» **AIM OF THE TASK**: Write out every line of the material as it stands, apart from the pictures.

» **SUPPLIED DATA**:
■ ■ ■ ■ ■

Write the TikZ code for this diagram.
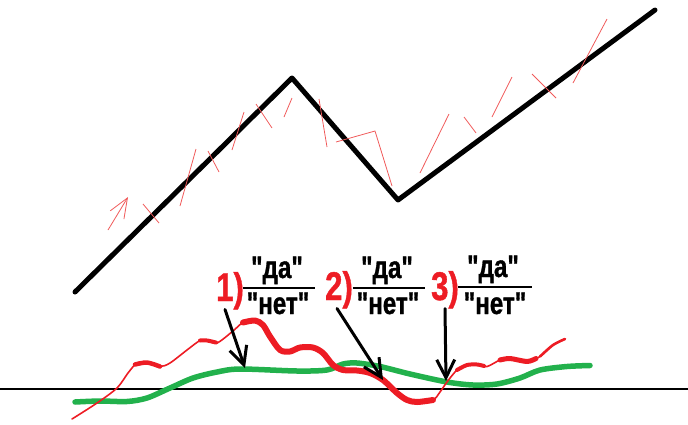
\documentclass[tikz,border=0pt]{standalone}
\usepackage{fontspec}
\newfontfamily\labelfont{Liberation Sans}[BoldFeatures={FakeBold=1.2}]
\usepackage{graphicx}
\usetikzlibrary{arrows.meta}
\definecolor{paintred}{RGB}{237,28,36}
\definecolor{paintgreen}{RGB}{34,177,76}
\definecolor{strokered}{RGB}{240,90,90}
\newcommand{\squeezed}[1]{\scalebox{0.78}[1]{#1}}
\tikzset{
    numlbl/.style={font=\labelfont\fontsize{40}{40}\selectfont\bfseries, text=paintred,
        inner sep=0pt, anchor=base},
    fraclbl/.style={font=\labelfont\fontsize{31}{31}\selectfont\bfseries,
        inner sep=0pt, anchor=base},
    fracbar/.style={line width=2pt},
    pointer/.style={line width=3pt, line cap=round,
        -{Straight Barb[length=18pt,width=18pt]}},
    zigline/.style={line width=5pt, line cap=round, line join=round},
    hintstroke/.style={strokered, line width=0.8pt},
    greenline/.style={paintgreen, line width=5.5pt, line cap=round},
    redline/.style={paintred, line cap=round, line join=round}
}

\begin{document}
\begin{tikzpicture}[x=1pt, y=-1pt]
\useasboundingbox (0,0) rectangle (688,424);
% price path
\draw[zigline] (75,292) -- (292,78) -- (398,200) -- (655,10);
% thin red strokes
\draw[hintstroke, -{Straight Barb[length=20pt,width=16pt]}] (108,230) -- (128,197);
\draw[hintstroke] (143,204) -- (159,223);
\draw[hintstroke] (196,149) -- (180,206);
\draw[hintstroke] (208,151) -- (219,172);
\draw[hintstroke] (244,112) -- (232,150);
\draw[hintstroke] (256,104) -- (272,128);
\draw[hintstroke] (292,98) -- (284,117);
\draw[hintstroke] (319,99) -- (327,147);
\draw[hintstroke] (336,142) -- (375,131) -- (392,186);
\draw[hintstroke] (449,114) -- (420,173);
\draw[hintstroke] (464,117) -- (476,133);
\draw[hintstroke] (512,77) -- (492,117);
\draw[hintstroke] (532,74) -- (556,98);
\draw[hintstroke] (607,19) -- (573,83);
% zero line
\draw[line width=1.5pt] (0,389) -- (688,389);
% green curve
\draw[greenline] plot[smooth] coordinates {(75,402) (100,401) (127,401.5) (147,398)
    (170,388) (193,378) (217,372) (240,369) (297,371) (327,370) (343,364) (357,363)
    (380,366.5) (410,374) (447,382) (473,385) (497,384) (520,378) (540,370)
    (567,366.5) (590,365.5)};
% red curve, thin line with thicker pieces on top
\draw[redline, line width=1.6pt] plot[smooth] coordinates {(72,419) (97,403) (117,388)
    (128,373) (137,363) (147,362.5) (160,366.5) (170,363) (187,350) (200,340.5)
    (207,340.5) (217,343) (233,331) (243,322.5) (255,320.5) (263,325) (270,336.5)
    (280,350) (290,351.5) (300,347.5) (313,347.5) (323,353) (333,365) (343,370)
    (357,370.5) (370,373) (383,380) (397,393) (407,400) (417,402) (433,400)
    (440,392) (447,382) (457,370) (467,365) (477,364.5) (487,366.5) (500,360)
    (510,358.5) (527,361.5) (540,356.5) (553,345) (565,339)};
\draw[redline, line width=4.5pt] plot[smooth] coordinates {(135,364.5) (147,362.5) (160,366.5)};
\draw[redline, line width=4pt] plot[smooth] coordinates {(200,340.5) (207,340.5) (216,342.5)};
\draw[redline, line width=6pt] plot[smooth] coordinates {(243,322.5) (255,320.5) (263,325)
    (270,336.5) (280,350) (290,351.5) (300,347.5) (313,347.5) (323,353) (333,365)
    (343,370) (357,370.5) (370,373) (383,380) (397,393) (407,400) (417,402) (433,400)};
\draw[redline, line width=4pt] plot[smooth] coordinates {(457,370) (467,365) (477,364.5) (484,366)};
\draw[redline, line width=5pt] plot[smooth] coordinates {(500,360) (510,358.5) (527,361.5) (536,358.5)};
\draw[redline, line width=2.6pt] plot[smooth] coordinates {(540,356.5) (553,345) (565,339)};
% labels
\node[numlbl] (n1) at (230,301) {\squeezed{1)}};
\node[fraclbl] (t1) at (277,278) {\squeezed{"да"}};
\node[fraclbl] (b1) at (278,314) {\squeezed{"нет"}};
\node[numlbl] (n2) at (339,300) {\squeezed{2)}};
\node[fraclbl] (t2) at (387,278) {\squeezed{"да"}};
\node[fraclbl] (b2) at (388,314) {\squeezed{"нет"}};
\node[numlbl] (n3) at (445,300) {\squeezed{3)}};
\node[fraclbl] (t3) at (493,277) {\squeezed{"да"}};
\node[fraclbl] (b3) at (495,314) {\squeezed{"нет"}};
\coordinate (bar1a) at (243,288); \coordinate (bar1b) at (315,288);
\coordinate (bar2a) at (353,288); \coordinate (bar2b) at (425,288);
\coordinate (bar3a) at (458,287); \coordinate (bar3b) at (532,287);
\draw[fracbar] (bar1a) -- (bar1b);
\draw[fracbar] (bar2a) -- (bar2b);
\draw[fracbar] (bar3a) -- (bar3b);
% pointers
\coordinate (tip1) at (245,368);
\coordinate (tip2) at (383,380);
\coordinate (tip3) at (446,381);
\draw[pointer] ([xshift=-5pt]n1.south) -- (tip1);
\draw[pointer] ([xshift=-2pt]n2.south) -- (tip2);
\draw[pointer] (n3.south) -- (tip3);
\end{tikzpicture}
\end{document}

■ ■ ■ ■ ■

» **CORRECT OUTPUT**:
Write the TikZ code for this diagram.
\documentclass[tikz,border=0pt]{standalone}
\usepackage{fontspec}
\newfontfamily\labelfont{Liberation Sans}[BoldFeatures={FakeBold=1.2}]
\usepackage{graphicx}
\usetikzlibrary{arrows.meta}
\definecolor{paintred}{RGB}{237,28,36}
\definecolor{paintgreen}{RGB}{34,177,76}
\definecolor{strokered}{RGB}{240,90,90}
\newcommand{\squeezed}[1]{\scalebox{0.78}[1]{#1}}
\tikzset{
    numlbl/.style={font=\labelfont\fontsize{40}{40}\selectfont\bfseries, text=paintred,
        inner sep=0pt, anchor=base},
    fraclbl/.style={font=\labelfont\fontsize{31}{31}\selectfont\bfseries,
        inner sep=0pt, anchor=base},
    fracbar/.style={line width=2pt},
    pointer/.style={line width=3pt, line cap=round,
        -{Straight Barb[length=18pt,width=18pt]}},
    zigline/.style={line width=5pt, line cap=round, line join=round},
    hintstroke/.style={strokered, line width=0.8pt},
    greenline/.style={paintgreen, line width=5.5pt, line cap=round},
    redline/.style={paintred, line cap=round, line join=round}
}

\begin{document}
\begin{tikzpicture}[x=1pt, y=-1pt]
\useasboundingbox (0,0) rectangle (688,424);
% price path
\draw[zigline] (75,292) -- (292,78) -- (398,200) -- (655,10);
% thin red strokes
\draw[hintstroke, -{Straight Barb[length=20pt,width=16pt]}] (108,230) -- (128,197);
\draw[hintstroke] (143,204) -- (159,223);
\draw[hintstroke] (196,149) -- (180,206);
\draw[hintstroke] (208,151) -- (219,172);
\draw[hintstroke] (244,112) -- (232,150);
\draw[hintstroke] (256,104) -- (272,128);
\draw[hintstroke] (292,98) -- (284,117);
\draw[hintstroke] (319,99) -- (327,147);
\draw[hintstroke] (336,142) -- (375,131) -- (392,186);
\draw[hintstroke] (449,114) -- (420,173);
\draw[hintstroke] (464,117) -- (476,133);
\draw[hintstroke] (512,77) -- (492,117);
\draw[hintstroke] (532,74) -- (556,98);
\draw[hintstroke] (607,19) -- (573,83);
% zero line
\draw[line width=1.5pt] (0,389) -- (688,389);
% green curve
\draw[greenline] plot[smooth] coordinates {(75,402) (100,401) (127,401.5) (147,398)
    (170,388) (193,378) (217,372) (240,369) (297,371) (327,370) (343,364) (357,363)
    (380,366.5) (410,374) (447,382) (473,385) (497,384) (520,378) (540,370)
    (567,366.5) (590,365.5)};
% red curve, thin line with thicker pieces on top
\draw[redline, line width=1.6pt] plot[smooth] coordinates {(72,419) (97,403) (117,388)
    (128,373) (137,363) (147,362.5) (160,366.5) (170,363) (187,350) (200,340.5)
    (207,340.5) (217,343) (233,331) (243,322.5) (255,320.5) (263,325) (270,336.5)
    (280,350) (290,351.5) (300,347.5) (313,347.5) (323,353) (333,365) (343,370)
    (357,370.5) (370,373) (383,380) (397,393) (407,400) (417,402) (433,400)
    (440,392) (447,382) (457,370) (467,365) (477,364.5) (487,366.5) (500,360)
    (510,358.5) (527,361.5) (540,356.5) (553,345) (565,339)};
\draw[redline, line width=4.5pt] plot[smooth] coordinates {(135,364.5) (147,362.5) (160,366.5)};
\draw[redline, line width=4pt] plot[smooth] coordinates {(200,340.5) (207,340.5) (216,342.5)};
\draw[redline, line width=6pt] plot[smooth] coordinates {(243,322.5) (255,320.5) (263,325)
    (270,336.5) (280,350) (290,351.5) (300,347.5) (313,347.5) (323,353) (333,365)
    (343,370) (357,370.5) (370,373) (383,380) (397,393) (407,400) (417,402) (433,400)};
\draw[redline, line width=4pt] plot[smooth] coordinates {(457,370) (467,365) (477,364.5) (484,366)};
\draw[redline, line width=5pt] plot[smooth] coordinates {(500,360) (510,358.5) (527,361.5) (536,358.5)};
\draw[redline, line width=2.6pt] plot[smooth] coordinates {(540,356.5) (553,345) (565,339)};
% labels
\node[numlbl] (n1) at (230,301) {\squeezed{1)}};
\node[fraclbl] (t1) at (277,278) {\squeezed{"да"}};
\node[fraclbl] (b1) at (278,314) {\squeezed{"нет"}};
\node[numlbl] (n2) at (339,300) {\squeezed{2)}};
\node[fraclbl] (t2) at (387,278) {\squeezed{"да"}};
\node[fraclbl] (b2) at (388,314) {\squeezed{"нет"}};
\node[numlbl] (n3) at (445,300) {\squeezed{3)}};
\node[fraclbl] (t3) at (493,277) {\squeezed{"да"}};
\node[fraclbl] (b3) at (495,314) {\squeezed{"нет"}};
\coordinate (bar1a) at (243,288); \coordinate (bar1b) at (315,288);
\coordinate (bar2a) at (353,288); \coordinate (bar2b) at (425,288);
\coordinate (bar3a) at (458,287); \coordinate (bar3b) at (532,287);
\draw[fracbar] (bar1a) -- (bar1b);
\draw[fracbar] (bar2a) -- (bar2b);
\draw[fracbar] (bar3a) -- (bar3b);
% pointers
\coordinate (tip1) at (245,368);
\coordinate (tip2) at (383,380);
\coordinate (tip3) at (446,381);
\draw[pointer] ([xshift=-5pt]n1.south) -- (tip1);
\draw[pointer] ([xshift=-2pt]n2.south) -- (tip2);
\draw[pointer] (n3.south) -- (tip3);
\end{tikzpicture}
\end{document}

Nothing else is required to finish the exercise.